Os trabalhadores da saúde estão exaustos, devido ao número elevado de horas extraordinárias e aos elevados ritmos de trabalho. Não é possível alargar a resposta à custa dos mesmos trabalhadores. Portanto qualquer ponderação de eventual impedimento de gozo de férias pelos trabalhadores da saúde é inaceitável.
A desvalorização profissional, social e remuneratória dos trabalhadores de saúde, a desvalorização das carreiras, o desrespeito dos direitos tem levado à desmotivação e a que muitos trabalhadores da saúde optem por abandonar o SNS.
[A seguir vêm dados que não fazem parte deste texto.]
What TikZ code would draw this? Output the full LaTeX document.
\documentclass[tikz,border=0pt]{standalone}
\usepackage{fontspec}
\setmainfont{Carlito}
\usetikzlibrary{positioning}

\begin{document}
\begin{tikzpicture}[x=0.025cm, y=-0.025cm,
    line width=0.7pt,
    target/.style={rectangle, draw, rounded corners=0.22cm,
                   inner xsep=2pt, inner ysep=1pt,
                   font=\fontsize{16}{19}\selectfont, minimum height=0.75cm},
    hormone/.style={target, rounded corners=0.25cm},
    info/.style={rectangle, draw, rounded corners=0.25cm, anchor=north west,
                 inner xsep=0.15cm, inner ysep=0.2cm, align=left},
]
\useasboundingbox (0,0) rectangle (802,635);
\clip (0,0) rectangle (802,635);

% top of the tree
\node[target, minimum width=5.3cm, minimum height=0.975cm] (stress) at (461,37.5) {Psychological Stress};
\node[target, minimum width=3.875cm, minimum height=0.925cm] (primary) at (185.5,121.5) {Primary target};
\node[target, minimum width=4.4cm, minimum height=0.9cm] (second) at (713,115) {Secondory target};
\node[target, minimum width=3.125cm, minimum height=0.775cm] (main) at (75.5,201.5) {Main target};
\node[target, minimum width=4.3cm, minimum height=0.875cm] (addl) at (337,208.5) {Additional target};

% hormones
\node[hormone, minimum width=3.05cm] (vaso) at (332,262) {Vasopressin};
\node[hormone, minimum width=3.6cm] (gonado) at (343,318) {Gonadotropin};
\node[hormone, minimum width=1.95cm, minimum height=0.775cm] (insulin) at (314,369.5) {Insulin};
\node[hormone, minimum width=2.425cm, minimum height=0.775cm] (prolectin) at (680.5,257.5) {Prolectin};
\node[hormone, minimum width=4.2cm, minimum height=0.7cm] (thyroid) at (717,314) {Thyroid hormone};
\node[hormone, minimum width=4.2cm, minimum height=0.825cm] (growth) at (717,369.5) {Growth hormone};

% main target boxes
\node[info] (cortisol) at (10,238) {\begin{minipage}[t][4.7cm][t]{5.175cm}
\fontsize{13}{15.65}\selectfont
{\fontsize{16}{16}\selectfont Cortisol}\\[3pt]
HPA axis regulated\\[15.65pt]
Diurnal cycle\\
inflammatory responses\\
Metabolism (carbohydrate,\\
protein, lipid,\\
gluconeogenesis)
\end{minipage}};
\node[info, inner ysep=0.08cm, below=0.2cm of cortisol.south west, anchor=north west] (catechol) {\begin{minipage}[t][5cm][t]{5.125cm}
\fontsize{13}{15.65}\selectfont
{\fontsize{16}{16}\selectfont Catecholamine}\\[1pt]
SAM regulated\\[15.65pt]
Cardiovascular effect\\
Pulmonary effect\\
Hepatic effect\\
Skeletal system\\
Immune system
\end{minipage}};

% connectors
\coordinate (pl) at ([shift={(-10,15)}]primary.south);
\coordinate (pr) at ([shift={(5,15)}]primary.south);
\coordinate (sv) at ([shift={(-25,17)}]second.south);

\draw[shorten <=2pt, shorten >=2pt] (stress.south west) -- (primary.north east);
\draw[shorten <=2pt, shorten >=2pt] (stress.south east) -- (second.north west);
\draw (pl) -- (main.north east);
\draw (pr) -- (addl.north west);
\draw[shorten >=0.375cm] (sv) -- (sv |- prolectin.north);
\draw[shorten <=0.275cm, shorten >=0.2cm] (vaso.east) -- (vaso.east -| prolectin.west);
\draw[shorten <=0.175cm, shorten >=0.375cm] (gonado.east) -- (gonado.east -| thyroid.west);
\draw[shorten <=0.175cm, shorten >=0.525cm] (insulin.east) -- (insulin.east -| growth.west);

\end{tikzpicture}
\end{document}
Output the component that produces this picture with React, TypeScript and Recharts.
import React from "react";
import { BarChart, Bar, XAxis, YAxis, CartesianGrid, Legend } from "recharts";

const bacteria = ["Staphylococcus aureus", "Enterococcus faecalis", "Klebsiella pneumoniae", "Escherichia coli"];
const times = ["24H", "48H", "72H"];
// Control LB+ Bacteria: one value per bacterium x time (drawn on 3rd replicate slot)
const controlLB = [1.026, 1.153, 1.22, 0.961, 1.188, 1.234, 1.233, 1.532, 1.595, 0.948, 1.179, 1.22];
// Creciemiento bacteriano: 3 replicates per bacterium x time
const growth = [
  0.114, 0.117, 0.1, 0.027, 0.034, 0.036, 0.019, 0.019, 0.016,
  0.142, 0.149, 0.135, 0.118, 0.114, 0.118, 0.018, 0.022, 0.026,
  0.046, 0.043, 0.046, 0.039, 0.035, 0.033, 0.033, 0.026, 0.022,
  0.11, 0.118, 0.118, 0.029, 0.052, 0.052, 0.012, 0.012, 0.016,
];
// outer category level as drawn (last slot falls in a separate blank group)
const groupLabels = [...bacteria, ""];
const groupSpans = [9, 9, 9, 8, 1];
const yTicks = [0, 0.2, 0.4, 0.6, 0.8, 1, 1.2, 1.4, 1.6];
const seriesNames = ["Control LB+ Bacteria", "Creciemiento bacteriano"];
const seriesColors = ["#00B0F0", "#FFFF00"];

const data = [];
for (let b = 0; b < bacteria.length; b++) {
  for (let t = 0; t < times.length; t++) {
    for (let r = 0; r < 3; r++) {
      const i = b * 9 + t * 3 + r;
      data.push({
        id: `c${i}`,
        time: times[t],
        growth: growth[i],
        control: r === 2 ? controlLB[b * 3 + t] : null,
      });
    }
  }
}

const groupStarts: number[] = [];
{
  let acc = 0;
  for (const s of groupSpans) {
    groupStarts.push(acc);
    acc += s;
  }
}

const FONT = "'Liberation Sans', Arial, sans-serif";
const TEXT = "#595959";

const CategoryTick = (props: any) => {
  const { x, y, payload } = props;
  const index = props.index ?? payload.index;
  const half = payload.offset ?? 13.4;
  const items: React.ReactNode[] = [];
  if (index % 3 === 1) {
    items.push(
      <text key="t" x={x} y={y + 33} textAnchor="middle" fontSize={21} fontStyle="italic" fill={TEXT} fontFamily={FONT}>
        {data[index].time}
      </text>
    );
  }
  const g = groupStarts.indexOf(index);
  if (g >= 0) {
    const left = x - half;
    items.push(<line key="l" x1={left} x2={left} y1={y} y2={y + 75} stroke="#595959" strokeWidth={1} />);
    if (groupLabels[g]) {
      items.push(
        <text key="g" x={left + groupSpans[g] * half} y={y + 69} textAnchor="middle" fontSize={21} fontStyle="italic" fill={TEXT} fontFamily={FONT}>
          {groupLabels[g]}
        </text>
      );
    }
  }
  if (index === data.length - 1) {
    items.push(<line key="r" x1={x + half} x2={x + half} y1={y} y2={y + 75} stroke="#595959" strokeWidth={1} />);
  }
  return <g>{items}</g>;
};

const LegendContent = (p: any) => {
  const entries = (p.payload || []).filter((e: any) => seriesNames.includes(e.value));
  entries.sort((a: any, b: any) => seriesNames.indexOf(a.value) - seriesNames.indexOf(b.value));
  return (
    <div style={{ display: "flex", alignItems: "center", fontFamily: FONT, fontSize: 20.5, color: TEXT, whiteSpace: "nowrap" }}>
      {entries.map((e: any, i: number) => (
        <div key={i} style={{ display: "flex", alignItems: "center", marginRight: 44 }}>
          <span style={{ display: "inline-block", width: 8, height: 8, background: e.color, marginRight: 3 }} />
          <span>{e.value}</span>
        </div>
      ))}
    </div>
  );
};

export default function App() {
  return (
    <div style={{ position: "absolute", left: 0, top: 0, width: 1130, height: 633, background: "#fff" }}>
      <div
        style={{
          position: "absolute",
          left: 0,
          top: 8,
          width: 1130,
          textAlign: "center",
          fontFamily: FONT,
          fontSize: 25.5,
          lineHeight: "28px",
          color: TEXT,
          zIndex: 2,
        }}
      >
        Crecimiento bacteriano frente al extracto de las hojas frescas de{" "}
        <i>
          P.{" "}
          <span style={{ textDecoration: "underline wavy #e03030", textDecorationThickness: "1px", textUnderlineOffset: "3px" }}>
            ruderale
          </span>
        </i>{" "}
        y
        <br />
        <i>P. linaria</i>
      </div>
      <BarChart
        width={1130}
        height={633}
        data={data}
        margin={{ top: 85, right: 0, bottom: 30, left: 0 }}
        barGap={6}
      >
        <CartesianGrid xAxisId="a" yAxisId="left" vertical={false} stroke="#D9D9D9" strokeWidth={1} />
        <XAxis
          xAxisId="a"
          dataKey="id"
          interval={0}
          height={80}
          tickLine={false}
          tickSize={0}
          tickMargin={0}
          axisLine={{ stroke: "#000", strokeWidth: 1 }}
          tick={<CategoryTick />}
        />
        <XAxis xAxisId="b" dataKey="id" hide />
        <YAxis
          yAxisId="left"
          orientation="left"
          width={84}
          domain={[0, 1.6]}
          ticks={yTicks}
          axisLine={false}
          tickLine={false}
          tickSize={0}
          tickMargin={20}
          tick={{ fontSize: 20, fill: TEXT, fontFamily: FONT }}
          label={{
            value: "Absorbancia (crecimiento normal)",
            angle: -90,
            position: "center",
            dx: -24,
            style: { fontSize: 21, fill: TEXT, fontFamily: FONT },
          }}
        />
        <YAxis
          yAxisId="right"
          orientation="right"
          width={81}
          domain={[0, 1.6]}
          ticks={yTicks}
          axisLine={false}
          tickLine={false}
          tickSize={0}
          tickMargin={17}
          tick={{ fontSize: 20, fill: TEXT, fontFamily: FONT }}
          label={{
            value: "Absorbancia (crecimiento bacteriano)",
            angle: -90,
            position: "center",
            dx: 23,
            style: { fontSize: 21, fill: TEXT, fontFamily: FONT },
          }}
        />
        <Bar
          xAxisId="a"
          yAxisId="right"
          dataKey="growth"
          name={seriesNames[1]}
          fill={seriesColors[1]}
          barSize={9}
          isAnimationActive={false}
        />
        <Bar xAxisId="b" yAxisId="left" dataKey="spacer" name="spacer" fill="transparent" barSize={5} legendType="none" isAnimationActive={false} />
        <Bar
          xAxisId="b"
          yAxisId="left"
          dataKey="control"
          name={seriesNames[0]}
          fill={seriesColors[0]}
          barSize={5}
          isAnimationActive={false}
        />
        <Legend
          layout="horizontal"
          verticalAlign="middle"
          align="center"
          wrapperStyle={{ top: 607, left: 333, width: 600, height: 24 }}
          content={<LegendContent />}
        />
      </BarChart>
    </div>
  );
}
Por isso, não se compreende que o Governo em vez de respeitar e garantir direitos, estabilidade, assegurar a integração na carreira com vínculo efetivo, contratar os trabalhadores necessários, opte por um lado por limitar essa mesma contratação sem tomar as medidas necessárias para pôr fim à precariedade e para garantir que todos os trabalhadores da saúde estão integrados numa carreira com vínculo público efetivo. Deste modo o Governo mais uma vez revela que está mais preocupado com o défice do que em garantir as condições de trabalho aos trabalhadores da saúde e reforçar a capacidade do Serviço Nacional de Saúde.
A solução para o combate à epidemia não passa por novos confinamentos, mas sim, como o PCP sempre afirmou, pelo reforço das equipas de saúde pública, pelo reforço da testagem e da vacinação, pelo reforço do Serviço Nacional de Saúde para recuperar os cuidados atrasados e para assegurar todos os cuidados a que os utentes têm direito, e para isto é condição essencial o reforço da contratação de trabalhadores da saúde, bem como a garantia de todos os seus direitos e de carreiras dignas.
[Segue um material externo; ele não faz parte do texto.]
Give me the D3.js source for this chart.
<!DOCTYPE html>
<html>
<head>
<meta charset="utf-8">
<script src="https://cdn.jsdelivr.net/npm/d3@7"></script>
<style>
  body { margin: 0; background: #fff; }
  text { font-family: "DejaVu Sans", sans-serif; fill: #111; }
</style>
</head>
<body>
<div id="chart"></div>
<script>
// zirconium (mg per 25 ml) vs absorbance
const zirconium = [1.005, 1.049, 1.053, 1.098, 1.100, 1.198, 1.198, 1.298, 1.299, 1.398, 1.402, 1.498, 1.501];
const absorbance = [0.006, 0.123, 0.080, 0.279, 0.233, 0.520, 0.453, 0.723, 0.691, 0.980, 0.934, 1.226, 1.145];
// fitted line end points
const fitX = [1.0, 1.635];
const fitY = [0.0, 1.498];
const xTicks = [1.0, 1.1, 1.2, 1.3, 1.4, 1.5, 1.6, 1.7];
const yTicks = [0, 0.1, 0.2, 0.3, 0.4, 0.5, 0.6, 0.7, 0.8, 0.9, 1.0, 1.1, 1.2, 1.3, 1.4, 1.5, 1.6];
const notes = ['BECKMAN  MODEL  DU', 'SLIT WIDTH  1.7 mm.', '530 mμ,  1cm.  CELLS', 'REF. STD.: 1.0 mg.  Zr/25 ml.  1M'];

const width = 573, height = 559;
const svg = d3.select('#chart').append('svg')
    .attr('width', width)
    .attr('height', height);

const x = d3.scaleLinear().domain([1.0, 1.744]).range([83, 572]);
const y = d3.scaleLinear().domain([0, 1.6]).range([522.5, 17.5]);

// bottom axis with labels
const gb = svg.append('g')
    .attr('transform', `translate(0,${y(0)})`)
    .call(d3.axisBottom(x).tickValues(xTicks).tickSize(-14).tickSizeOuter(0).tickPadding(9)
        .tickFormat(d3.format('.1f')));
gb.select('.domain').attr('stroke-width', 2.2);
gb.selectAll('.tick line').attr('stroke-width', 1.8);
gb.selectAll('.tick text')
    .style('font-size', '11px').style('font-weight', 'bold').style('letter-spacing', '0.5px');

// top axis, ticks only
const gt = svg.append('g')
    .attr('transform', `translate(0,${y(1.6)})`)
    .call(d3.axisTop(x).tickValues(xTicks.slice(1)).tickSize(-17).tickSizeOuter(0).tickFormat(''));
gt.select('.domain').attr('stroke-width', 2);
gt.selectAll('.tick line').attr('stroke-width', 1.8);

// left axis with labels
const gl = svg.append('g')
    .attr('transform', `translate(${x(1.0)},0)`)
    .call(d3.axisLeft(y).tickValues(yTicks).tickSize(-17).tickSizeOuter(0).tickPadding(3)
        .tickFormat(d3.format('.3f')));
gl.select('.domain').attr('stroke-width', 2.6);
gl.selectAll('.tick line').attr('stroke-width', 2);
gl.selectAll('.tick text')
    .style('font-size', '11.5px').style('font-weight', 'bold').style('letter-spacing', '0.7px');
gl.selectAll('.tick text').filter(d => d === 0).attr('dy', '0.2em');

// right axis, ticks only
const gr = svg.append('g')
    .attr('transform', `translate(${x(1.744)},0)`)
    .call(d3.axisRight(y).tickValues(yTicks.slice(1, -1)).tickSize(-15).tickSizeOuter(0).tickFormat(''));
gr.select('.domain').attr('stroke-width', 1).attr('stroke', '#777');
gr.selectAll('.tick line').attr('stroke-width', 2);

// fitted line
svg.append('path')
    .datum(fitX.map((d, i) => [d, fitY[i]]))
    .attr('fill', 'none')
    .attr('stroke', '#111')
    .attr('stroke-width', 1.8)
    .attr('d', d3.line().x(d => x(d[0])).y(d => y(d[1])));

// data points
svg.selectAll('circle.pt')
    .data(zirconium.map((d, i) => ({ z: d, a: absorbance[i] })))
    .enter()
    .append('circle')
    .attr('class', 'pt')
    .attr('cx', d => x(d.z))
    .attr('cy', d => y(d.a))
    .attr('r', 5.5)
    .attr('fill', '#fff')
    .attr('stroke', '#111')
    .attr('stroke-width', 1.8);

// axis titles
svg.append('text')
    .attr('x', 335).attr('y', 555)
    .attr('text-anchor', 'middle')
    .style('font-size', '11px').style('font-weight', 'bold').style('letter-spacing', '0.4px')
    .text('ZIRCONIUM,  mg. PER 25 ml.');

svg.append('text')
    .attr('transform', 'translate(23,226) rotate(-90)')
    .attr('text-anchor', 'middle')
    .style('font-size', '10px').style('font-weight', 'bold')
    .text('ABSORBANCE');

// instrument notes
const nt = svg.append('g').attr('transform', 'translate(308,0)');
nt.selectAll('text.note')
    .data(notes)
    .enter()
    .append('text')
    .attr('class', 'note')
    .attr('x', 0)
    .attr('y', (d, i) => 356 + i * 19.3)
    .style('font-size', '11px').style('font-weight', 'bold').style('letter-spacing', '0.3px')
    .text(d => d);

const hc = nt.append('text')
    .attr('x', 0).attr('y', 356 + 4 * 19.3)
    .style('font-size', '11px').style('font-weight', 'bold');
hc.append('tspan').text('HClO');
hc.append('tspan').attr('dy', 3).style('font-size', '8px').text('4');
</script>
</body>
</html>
Assim, tendo em consideração o acima exposto, ao abrigo da alínea b) do artigo 156.º da Constituição e da alínea b) do n.º 1 do artigo 4.º do Regimento, os Deputados abaixo assinados do Grupo Parlamentar do PCP apresentam o seguinte Projeto de Resolução:
Resolução
A Assembleia da República recomenda ao Governo, nos termos do n.º 5 do Artigo 166.º da Constituição, que adote as seguintes medidas:
- Proceda à conversão dos contratos de trabalho a termo resolutivo certo e incerto em contratos de trabalho com vínculo efetivo a todos os trabalhadores da saúde, contratados no âmbito das medidas excecionais de combate à epidemia da Covid 19, abrangendo aqueles cujo contrato, entretanto caducou e que já não se encontram no Serviço Nacional de Saúde (SNS);
- Altere a norma do Decreto-Lei n.º 54-B/2021, de 25 de junho, que impede a contratação de trabalhadores da saúde que não tenham sido previamente contratados com contrato de trabalho a termo resolutivo certo ou incerto, de molde a possibilitar as unidades de saúde de proceder à contratação dos trabalhadores da saúde que são efetivamente necessários para combater a epidemia da Covid 19 e recuperar os atrasos na prestação de cuidados ao nível dos cuidados de saúde primários e dos cuidados hospitalares;
- Proceda à integração dos trabalhadores da saúde com contratos de substituição, na carreira com contrato de trabalho com vínculo efetivo, considerando que desempenham funções permanentes, na prestação de cuidados de saúde aos utentes;
- Prorrogue a aplicação dos artigos 2.º a 7.º do Decreto-Lei n.º 10-A/2021, de 2 de fevereiro, que que estabelece mecanismos excecionais de gestão de profissionais de saúde para realização de atividade assistencial, no âmbito da pandemia da doença COVID -19, na sua redação atual.
- Garanta a autonomia das unidades do SNS na contratação de trabalhadores da saúde, dando cumprimento à Lei n.º 87/2019, de 3 de setembro, dispensando-se a autorização do Ministério das Finanças.